:: Written exercise ::
Tell how many lines have the string "matplotlib" in them, and write nothing besides the number.

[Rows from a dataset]
^^^^^^^^^^^^^^^^

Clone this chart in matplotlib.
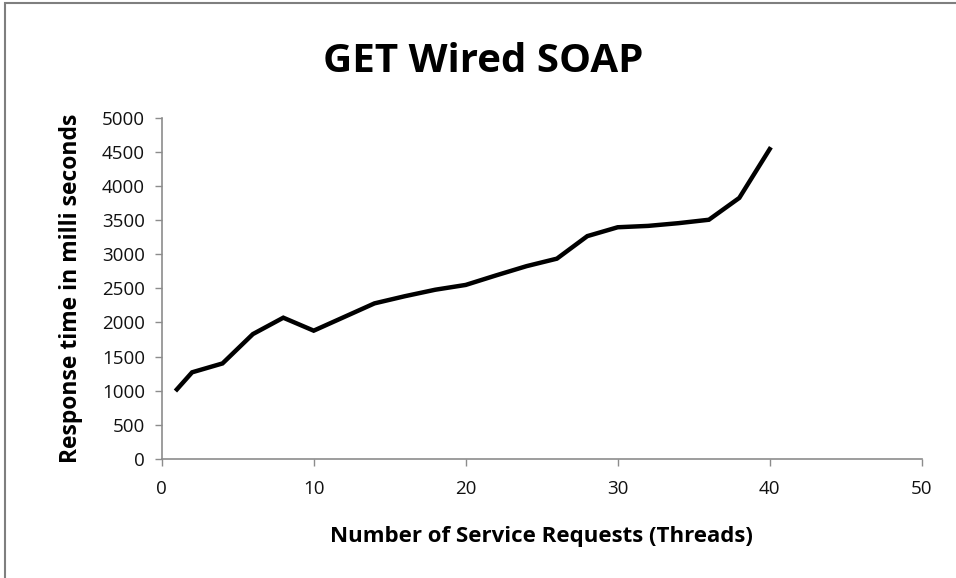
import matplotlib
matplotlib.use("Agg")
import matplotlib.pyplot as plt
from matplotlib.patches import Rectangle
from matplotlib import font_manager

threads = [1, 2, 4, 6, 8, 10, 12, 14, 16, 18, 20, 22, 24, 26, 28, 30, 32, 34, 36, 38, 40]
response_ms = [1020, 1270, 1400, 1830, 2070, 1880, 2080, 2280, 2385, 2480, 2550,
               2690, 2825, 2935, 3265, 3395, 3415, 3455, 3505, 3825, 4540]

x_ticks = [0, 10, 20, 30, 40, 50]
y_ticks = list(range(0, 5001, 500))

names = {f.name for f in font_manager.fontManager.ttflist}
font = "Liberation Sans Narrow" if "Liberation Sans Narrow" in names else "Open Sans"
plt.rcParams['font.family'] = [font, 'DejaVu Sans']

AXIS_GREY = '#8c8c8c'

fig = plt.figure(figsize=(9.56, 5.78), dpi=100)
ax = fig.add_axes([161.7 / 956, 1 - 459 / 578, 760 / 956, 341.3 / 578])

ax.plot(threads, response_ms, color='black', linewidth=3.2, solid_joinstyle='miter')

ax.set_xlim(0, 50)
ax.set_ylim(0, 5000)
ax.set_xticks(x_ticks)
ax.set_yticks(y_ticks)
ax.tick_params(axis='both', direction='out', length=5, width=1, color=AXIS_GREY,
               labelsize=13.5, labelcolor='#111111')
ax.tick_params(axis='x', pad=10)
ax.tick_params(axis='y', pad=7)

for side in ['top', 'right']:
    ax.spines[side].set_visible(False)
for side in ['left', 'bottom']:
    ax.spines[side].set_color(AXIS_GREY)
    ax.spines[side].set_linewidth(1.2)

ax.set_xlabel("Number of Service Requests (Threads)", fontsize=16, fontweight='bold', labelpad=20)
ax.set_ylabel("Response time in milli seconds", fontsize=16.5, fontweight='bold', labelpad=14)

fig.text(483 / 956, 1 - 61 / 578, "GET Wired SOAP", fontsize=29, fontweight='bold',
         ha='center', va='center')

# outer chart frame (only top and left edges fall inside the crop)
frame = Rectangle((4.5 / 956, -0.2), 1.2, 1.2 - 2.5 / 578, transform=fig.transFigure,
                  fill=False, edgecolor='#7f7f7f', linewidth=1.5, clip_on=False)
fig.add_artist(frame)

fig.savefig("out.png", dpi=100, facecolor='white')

^^^^^^^^^^^^^^^^

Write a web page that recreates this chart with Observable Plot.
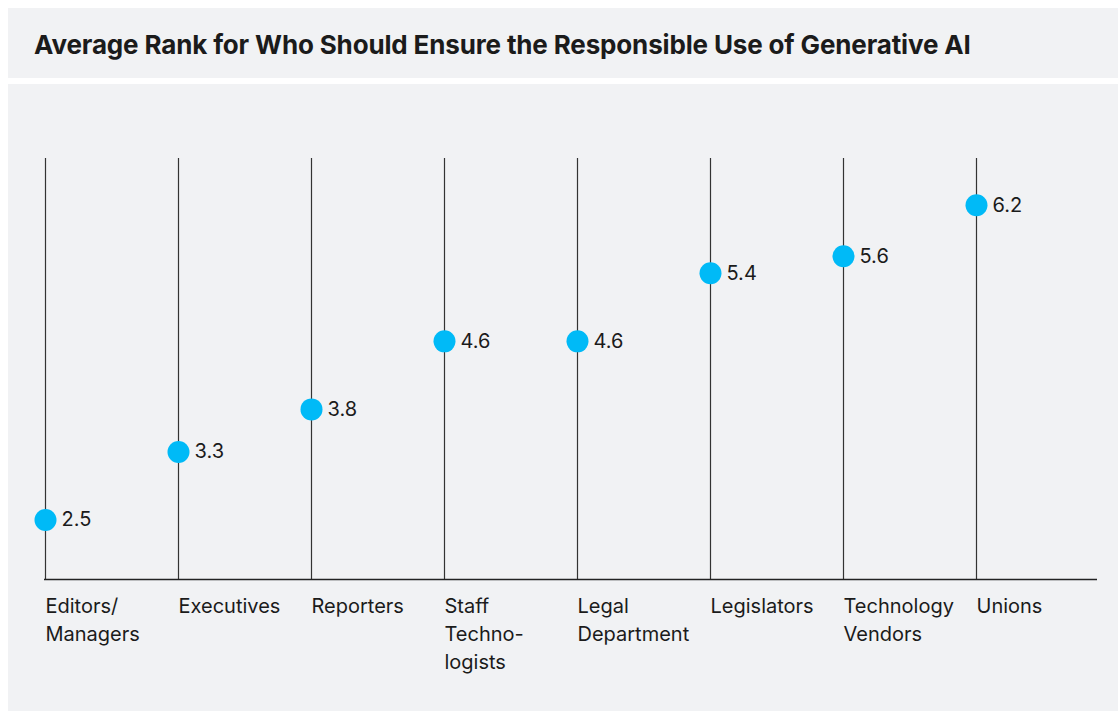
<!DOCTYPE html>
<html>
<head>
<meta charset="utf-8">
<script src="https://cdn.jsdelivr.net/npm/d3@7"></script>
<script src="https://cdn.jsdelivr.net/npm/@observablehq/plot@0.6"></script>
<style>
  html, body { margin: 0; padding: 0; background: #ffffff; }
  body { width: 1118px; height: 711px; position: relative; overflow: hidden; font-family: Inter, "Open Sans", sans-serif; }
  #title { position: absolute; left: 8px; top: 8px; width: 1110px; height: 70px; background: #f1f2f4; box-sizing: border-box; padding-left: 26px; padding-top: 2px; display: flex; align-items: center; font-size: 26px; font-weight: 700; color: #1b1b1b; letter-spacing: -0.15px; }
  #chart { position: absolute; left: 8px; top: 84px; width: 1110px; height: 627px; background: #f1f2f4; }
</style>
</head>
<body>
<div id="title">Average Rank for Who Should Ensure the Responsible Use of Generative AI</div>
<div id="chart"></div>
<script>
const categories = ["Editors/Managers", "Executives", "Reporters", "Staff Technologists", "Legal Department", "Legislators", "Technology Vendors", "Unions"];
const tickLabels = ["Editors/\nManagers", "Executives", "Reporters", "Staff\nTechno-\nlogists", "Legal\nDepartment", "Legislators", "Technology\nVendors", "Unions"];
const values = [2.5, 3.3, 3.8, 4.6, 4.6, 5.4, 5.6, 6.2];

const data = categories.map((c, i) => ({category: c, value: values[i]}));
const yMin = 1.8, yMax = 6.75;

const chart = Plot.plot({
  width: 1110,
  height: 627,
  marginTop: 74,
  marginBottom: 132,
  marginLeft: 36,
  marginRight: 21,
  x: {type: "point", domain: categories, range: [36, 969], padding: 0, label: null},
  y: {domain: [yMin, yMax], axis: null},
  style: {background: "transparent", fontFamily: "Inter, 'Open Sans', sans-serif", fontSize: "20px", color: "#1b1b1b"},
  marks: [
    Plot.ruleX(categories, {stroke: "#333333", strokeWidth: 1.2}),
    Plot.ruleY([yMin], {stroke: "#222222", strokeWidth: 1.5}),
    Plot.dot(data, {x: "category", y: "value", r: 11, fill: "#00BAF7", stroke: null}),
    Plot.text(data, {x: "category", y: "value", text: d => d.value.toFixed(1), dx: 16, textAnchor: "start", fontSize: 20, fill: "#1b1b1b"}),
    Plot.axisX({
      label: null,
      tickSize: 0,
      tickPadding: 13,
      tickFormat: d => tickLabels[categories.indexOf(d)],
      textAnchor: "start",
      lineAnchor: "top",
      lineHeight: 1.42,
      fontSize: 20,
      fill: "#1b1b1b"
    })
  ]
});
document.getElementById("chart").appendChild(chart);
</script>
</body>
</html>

^^^^^^^^^^^^^^^^

:: Answer to this task ::
6